Self-Love for Valentines Day

Valentine’s Day is a day to celebrate love, and we could all benefit from loving ourselves a little more. For some, that might mean having a bubble bath, or booking yourself in for a massage or to get your nails done. Self-love comes in many forms, but the radical kind of self-love, goes deeper and involves challenging that inner self-critic, noting what you’re grateful for, and talking to yourself with kindness and care. It’s a tough world out there, and there are constant messages on social media, from peers and from magazines to try this diet, or that diet, or the ‘anti-diet’ which is probably still just a diet if we’re being honest, all in a quest to appear more beautiful, or more successful. 


Diets put a lot of internal pressure on ourselves to be better and do more and attain some level of perfection or achievement, or to grant us permission to let go of self-consciousness. It can become an endless cycle, sometimes, of disappointment, especially if you tend to be particularly hard on yourself. It’s important to regularly remind yourself that you do enough and you are enough, and that your weight does not define you. 

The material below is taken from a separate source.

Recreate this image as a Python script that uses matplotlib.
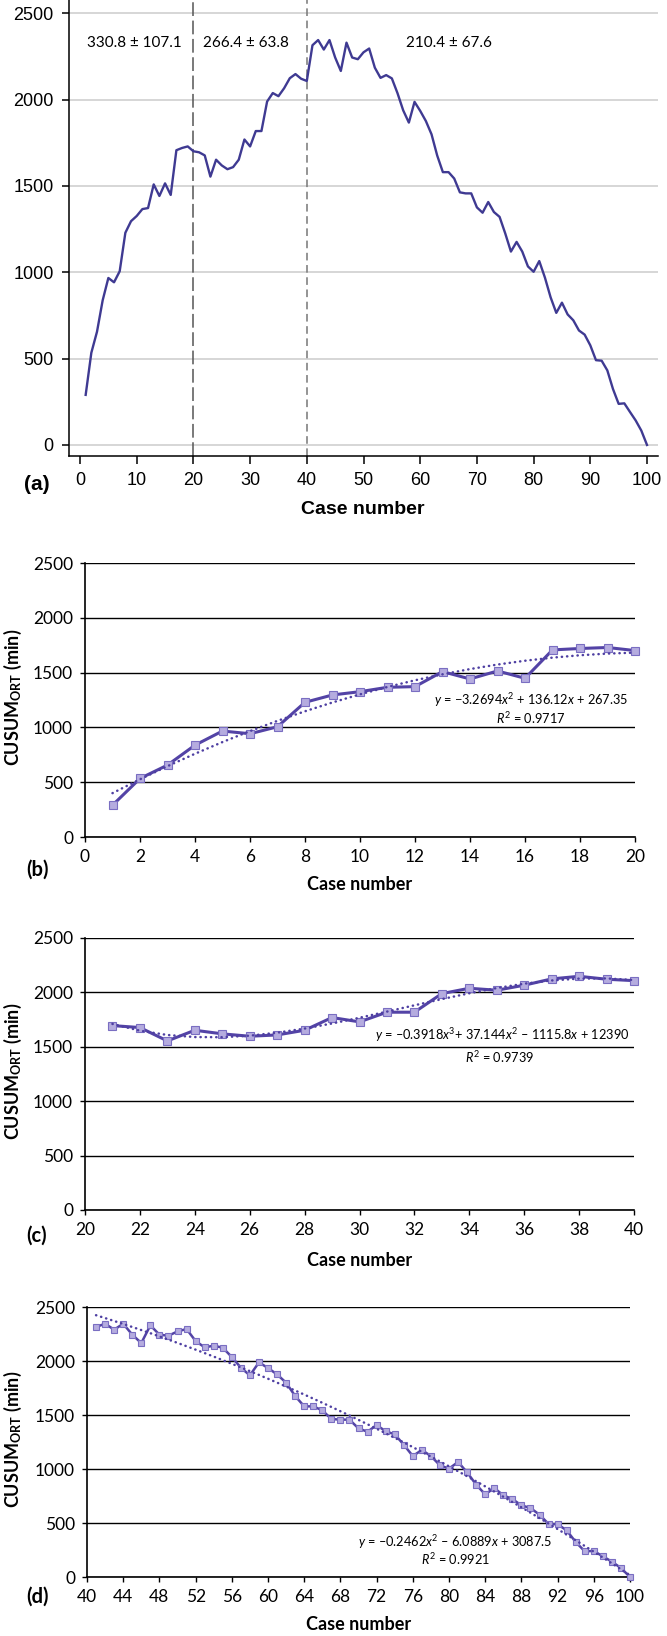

Following strict eating regimes or excluding specific food groups, can go against your body’s natural rhythms and intuition. So here is reminder of why we need all those food groups:

  • Fearing and avoiding carbs can mean you aren’t getting one of the main sources of energy and B vitamins and fibre. Those wholegrains can help keep you regular, may reduce the risk of type 2 diabetes and heart disease and reduce the risk of some cancers. They also provide food for our gut bacteria.
  • Cutting out fat can make you feel bloated, lethargic and not satisfied by your meals. We need some fat to give food flavour, and to provide warmth and cushioning for your bones, plus to help transport the fat soluble vitamins (vitamins A, D, E and K).
  • Cutting out dairy removes a really rich source of calcium and iodine from your diet, and yoghurts contain beneficial bacteria for your gut health.  

Diets put a lot of internal pressure on ourselves to be better and do more and attain some level of perfection or achievement, or to grant us permission to let go of self-consciousness. It can become an endless cycle, sometimes, of disappointment, especially if you tend to be particularly hard on yourself. It’s important to regularly remind yourself that you do enough and you are enough, and that your weight does not define you

At the same time, it’s good to keep an awareness of why you may reach for higher energy snacks and treats like cakes, biscuits, chocolates, sweets and pastries that become more of a habit than a treat, or a bit of support on a bad day. Are there other ways of feeling better within yourself? Could you open up to a friend or take a walk or chill out with the latest season you’re in to on TV?   

To love yourself is to nourish yourself. Pandora Paloma says it so well in her book, Intuitive Living, ‘you can eat all the right foods, do the right exercise, and meditate for hours a day, but if your relationship with yourself isn’t based on kindness and compassion, you will never reach true health and you will never thrive in life’. It’s not just a case of doing the right things but listening and responding to your unique needs.

Maybe the best diet for yourself is to cut down on negative thinking, skip the critique of every lump and bump, and embrace yourself as you are.